In theory, the CSCS treats every legal entity in China the same. While the absence of human involvement reduces leeway for subjectivity, it could still be used in a discriminatory fashion. On the one hand, the same rating system applies to all companies. However, the divergences between local and global standards may make it harder for foreign firms to meet Chinese standards. This could prove to be especially true for firms that are new to the Chinese market.

How to prepare

While the system is already largely operational, it is not too late for companies to prepare. To be ready for the full implementation of the CSCS, businesses operating or wanting to operate in China should prepare thoroughly to manage related risks.

Companies should:

  • understand what the system requires from them
  • assess where they stand with respect to requirements
  • identify gaps
  • implement internal adjustments

Businesses should also communicate openly with both central and local authorities. Raise questions and problems on the overall system with Chinese government authorities. Discuss compliance requirements specific to Chinese regions with relevant local authorities.

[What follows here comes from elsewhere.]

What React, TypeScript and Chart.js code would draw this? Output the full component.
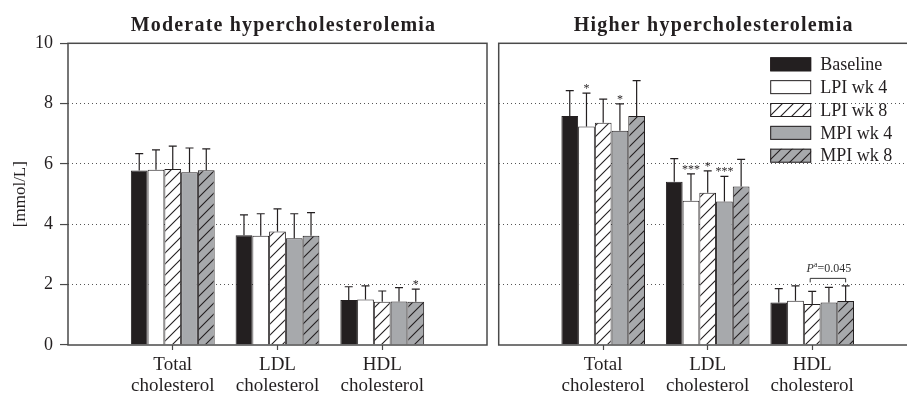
import React, { useEffect, useRef } from 'react';
import { Chart, registerables } from 'chart.js';

Chart.register(...registerables);

// ---------- data ----------
const categories = [
  ['Total', 'cholesterol'],
  ['LDL', 'cholesterol'],
  ['HDL', 'cholesterol'],
];
const seriesNames = ['Baseline', 'LPI wk 4', 'LPI wk 8', 'MPI wk 4', 'MPI wk 8'];
const yTickValues = [0, 2, 4, 6, 8, 10];

// Moderate hypercholesterolemia (means, mmol/L)
const modBaseline = [5.78, 3.64, 1.49];
const modLpi4 = [5.81, 3.62, 1.51];
const modLpi8 = [5.83, 3.76, 1.43];
const modMpi4 = [5.73, 3.54, 1.44];
const modMpi8 = [5.79, 3.62, 1.43];
// SD (upper error bars)
const modBaselineSd = [0.56, 0.67, 0.44];
const modLpi4Sd = [0.66, 0.73, 0.45];
const modLpi8Sd = [0.76, 0.75, 0.36];
const modMpi4Sd = [0.8, 0.81, 0.46];
const modMpi8Sd = [0.71, 0.77, 0.42];
// significance marks
const modBaselineSig = ['', '', ''];
const modLpi4Sig = ['', '', ''];
const modLpi8Sig = ['', '', ''];
const modMpi4Sig = ['', '', ''];
const modMpi8Sig = ['', '', '*'];

// Higher hypercholesterolemia
const hiBaseline = [7.59, 5.41, 1.41];
const hiLpi4 = [7.24, 4.78, 1.47];
const hiLpi8 = [7.37, 5.05, 1.36];
const hiMpi4 = [7.1, 4.76, 1.41];
const hiMpi8 = [7.59, 5.25, 1.46];
const hiBaselineSd = [0.84, 0.77, 0.46];
const hiLpi4Sd = [1.11, 0.89, 0.49];
const hiLpi8Sd = [0.78, 0.72, 0.42];
const hiMpi4Sd = [0.89, 0.83, 0.5];
const hiMpi8Sd = [1.17, 0.9, 0.5];
const hiBaselineSig = ['', '', ''];
const hiLpi4Sig = ['*', '***', ''];
const hiLpi8Sig = ['', '*', ''];
const hiMpi4Sig = ['*', '***', ''];
const hiMpi8Sig = ['', '', ''];
// bracket: HDL, LPI wk 8 vs MPI wk 8
const hiBracketCategory = 2;
const hiBracketFrom = 2;
const hiBracketTo = 4;
const hiBracketValue = '=0.045';

// ---------- styles ----------
const INK = '#231f20';
const GRAY = '#a7a9ac';
const FONT = '"Liberation Serif", "Times New Roman", serif';

function makeHatch(ctx: CanvasRenderingContext2D, bg: string, line: string) {
  const s = 11;
  const c = document.createElement('canvas');
  c.width = s;
  c.height = s;
  const g = c.getContext('2d')!;
  g.fillStyle = bg;
  g.fillRect(0, 0, s, s);
  g.strokeStyle = line;
  g.lineWidth = 1.1;
  g.beginPath();
  g.moveTo(-1, s + 1);
  g.lineTo(s + 1, -1);
  g.moveTo(-3, 3);
  g.lineTo(3, -3);
  g.moveTo(s - 3, s + 3);
  g.lineTo(s + 3, s - 3);
  g.stroke();
  return ctx.createPattern(c, 'repeat');
}

const errorBarPlugin = {
  id: 'errorBars',
  afterDatasetsDraw(chart: any) {
    const { ctx } = chart;
    const y = chart.scales.y;
    chart.data.datasets.forEach((ds: any, di: number) => {
      const meta = chart.getDatasetMeta(di);
      meta.data.forEach((bar: any, i: number) => {
        const v = ds.data[i].y;
        const top = y.getPixelForValue(v + ds.sd[i]);
        ctx.save();
        ctx.strokeStyle = INK;
        ctx.lineWidth = 1.2;
        ctx.beginPath();
        ctx.moveTo(bar.x, bar.y);
        ctx.lineTo(bar.x, top);
        ctx.moveTo(bar.x - 4, top);
        ctx.lineTo(bar.x + 4, top);
        ctx.stroke();
        const sig = ds.sig[i];
        if (sig) {
          ctx.font = `12px ${FONT}`;
          ctx.fillStyle = INK;
          ctx.textAlign = 'center';
          ctx.textBaseline = 'alphabetic';
          ctx.fillText(sig, bar.x, top - 1);
        }
        ctx.restore();
      });
    });
  },
};

const framePlugin = {
  id: 'frame',
  afterDatasetsDraw(chart: any) {
    const { ctx, chartArea: a } = chart;
    ctx.save();
    ctx.strokeStyle = '#4a4a4a';
    ctx.lineWidth = 1.5;
    ctx.strokeRect(a.left, a.top, a.right - a.left, a.bottom - a.top);
    ctx.restore();
  },
};

const titlePlugin = {
  id: 'panelTitle',
  afterDraw(chart: any, _args: any, opts: any) {
    const { ctx, chartArea: a } = chart;
    ctx.save();
    ctx.font = `bold 20px ${FONT}`;
    (ctx as any).letterSpacing = '1.2px';
    ctx.fillStyle = INK;
    ctx.textAlign = 'center';
    ctx.textBaseline = 'alphabetic';
    ctx.fillText(opts.text, (a.left + a.right) / 2 + 6, 31);
    ctx.restore();
  },
};

const legendPlugin = {
  id: 'innerLegend',
  afterDraw(chart: any, _args: any, opts: any) {
    if (!opts.show) return;
    const { ctx, chartArea: a } = chart;
    ctx.save();
    chart.data.datasets.forEach((ds: any, i: number) => {
      const bx = a.left + 271.5;
      const cy = a.top + 21 + i * 22.85;
      ctx.fillStyle = ds.backgroundColor;
      ctx.fillRect(bx, cy - 7, 41, 14);
      ctx.strokeStyle = INK;
      ctx.lineWidth = 1;
      ctx.strokeRect(bx + 0.5, cy - 6.5, 40, 13);
      ctx.fillStyle = INK;
      ctx.font = `18px ${FONT}`;
      ctx.textAlign = 'left';
      ctx.textBaseline = 'middle';
      ctx.fillText(ds.label, bx + 50, cy + 1);
    });
    ctx.restore();
  },
};

const bracketPlugin = {
  id: 'bracket',
  afterDraw(chart: any, _args: any, opts: any) {
    if (!opts.show) return;
    const { ctx } = chart;
    const y = chart.scales.y;
    const c = opts.category;
    const b1 = chart.getDatasetMeta(opts.from).data[c];
    const b2 = chart.getDatasetMeta(opts.to).data[c];
    let maxTop = 0;
    for (let s = opts.from; s <= opts.to; s++) {
      const ds = chart.data.datasets[s];
      maxTop = Math.max(maxTop, ds.data[c].y + ds.sd[c]);
    }
    const by = y.getPixelForValue(maxTop) - 7.5;
    ctx.save();
    ctx.strokeStyle = '#333';
    ctx.lineWidth = 1;
    ctx.beginPath();
    ctx.moveTo(b1.x - 2, by + 4);
    ctx.lineTo(b1.x - 2, by);
    ctx.lineTo(b2.x, by);
    ctx.lineTo(b2.x, by + 4);
    ctx.stroke();
    const cx = (b1.x + b2.x) / 2;
    const ty = by - 6;
    ctx.fillStyle = '#333';
    ctx.textBaseline = 'alphabetic';
    ctx.textAlign = 'left';
    const fP = `italic 12px ${FONT}`;
    const fA = `8px ${FONT}`;
    const fV = `12px ${FONT}`;
    ctx.font = fP;
    const wP = ctx.measureText('P').width;
    ctx.font = fA;
    const wA = ctx.measureText('a').width;
    ctx.font = fV;
    const wV = ctx.measureText(opts.value).width;
    let x = cx - (wP + wA + wV) / 2;
    ctx.font = fP;
    ctx.fillText('P', x, ty);
    x += wP;
    ctx.font = fA;
    ctx.fillText('a', x, ty - 5);
    x += wA;
    ctx.font = fV;
    ctx.fillText(opts.value, x, ty);
    ctx.restore();
  },
};

type PanelProps = {
  title: string;
  means: number[][];
  sds: number[][];
  sigs: string[][];
  left: number;
  width: number;
  yWidth: number;
  padRight: number;
  showYLabels: boolean;
  showLegend: boolean;
  bracket?: { category: number; from: number; to: number; value: string };
};

function Panel(p: PanelProps) {
  const ref = useRef<HTMLCanvasElement | null>(null);
  useEffect(() => {
    const canvas = ref.current!;
    const ctx = canvas.getContext('2d')!;
    const fills: any[] = [
      INK,
      '#ffffff',
      makeHatch(ctx, '#ffffff', INK),
      GRAY,
      makeHatch(ctx, GRAY, INK),
    ];
    const datasets = seriesNames.map((name, si) => ({
      label: name,
      data: p.means[si].map((v, i) => ({ x: i + 1, y: v })),
      sd: p.sds[si],
      sig: p.sigs[si],
      backgroundColor: fills[si],
      borderColor: INK,
      borderWidth: 1,
      categoryPercentage: 0.8,
      barPercentage: 1.0,
    }));
    const chart = new Chart(canvas, {
      type: 'bar',
      data: { datasets } as any,
      options: {
        animation: false,
        responsive: false,
        devicePixelRatio: 1,
        layout: { padding: { left: 0, right: p.padRight, top: 43.3, bottom: 0 } },
        plugins: {
          legend: { display: false },
          title: { display: false },
          tooltip: { enabled: false },
          panelTitle: { text: p.title },
          innerLegend: { show: p.showLegend },
          bracket: p.bracket ? { show: true, ...p.bracket } : { show: false },
        } as any,
        scales: {
          x: {
            type: 'linear',
            min: 0,
            max: categories.length + 1,
            offset: false,
            afterBuildTicks: (scale: any) => {
              scale.ticks = categories.map((_, i) => ({ value: i + 1 }));
            },
            afterFit: (scale: any) => {
              scale.height = 50;
            },
            grid: {
              offset: false,
              drawOnChartArea: false,
              drawTicks: true,
              tickLength: 5,
              tickColor: '#4a4a4a',
              tickWidth: 1.2,
            },
            border: { display: false },
            ticks: {
              autoSkip: false,
              maxRotation: 0,
              padding: 5,
              color: INK,
              font: { family: FONT, size: 19, lineHeight: 1.1 },
              callback: (v: any) => categories[Number(v) - 1] ?? '',
            },
          },
          y: {
            min: 0,
            max: 10,
            afterBuildTicks: (scale: any) => {
              scale.ticks = yTickValues.map((v) => ({ value: v }));
            },
            afterFit: (scale: any) => {
              scale.width = p.yWidth;
            },
            grid: {
              color: (c: any) =>
                c.tick && (c.tick.value === 0 || c.tick.value === 10) ? 'rgba(0,0,0,0)' : '#555555',
              lineWidth: 1.1,
              drawTicks: p.showYLabels,
              tickLength: 8,
              tickColor: '#4a4a4a',
              tickWidth: 1.2,
            },
            border: { display: false, dash: [1, 3] },
            ticks: {
              display: p.showYLabels,
              padding: 7,
              color: INK,
              font: { family: FONT, size: 18 },
            },
            title: {
              display: p.showYLabels,
              text: '[mmol/L]',
              color: INK,
              font: { family: FONT, size: 17 },
              padding: { top: 10, bottom: 0 },
            },
          },
        },
      } as any,
      plugins: [framePlugin, errorBarPlugin, titlePlugin, legendPlugin, bracketPlugin] as any,
    });
    return () => chart.destroy();
  }, []);
  return (
    <canvas
      ref={ref}
      width={p.width}
      height={395}
      style={{ position: 'absolute', left: p.left, top: 0, width: p.width, height: 395 }}
    />
  );
}

export default function App() {
  return (
    <div
      style={{
        position: 'fixed',
        left: 0,
        top: 0,
        width: 907,
        height: 395,
        overflow: 'hidden',
        background: '#ffffff',
      }}
    >
      <Panel
        title="Moderate hypercholesterolemia"
        means={[modBaseline, modLpi4, modLpi8, modMpi4, modMpi8]}
        sds={[modBaselineSd, modLpi4Sd, modLpi8Sd, modMpi4Sd, modMpi8Sd]}
        sigs={[modBaselineSig, modLpi4Sig, modLpi8Sig, modMpi4Sig, modMpi8Sig]}
        left={0}
        width={492}
        yWidth={68}
        padRight={5}
        showYLabels={true}
        showLegend={false}
      />
      <Panel
        title="Higher hypercholesterolemia"
        means={[hiBaseline, hiLpi4, hiLpi8, hiMpi4, hiMpi8]}
        sds={[hiBaselineSd, hiLpi4Sd, hiLpi8Sd, hiMpi4Sd, hiMpi8Sd]}
        sigs={[hiBaselineSig, hiLpi4Sig, hiLpi8Sig, hiMpi4Sig, hiMpi8Sig]}
        left={490}
        width={440}
        yWidth={8.7}
        padRight={13.3}
        showYLabels={false}
        showLegend={true}
        bracket={{ category: hiBracketCategory, from: hiBracketFrom, to: hiBracketTo, value: hiBracketValue }}
      />
    </div>
  );
}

Businesses should have on-the-ground compliance experts in the regions of China in which they are operating. This allows the company to remain informed of and abide by the local compliance requirements in real time. Compliance experts could also leverage their pre-existing relationships to assist companies to develop a two-way information flow with the central government and local authorities.

 

It’s not hard to see where this is going. First, it’s only for businesses that operate in China or simply want to. Then the system, probably quite light-handed at first, is adopted for its ‘successes’ in Canada itself. Once that is complete, more Orwellian measures begin.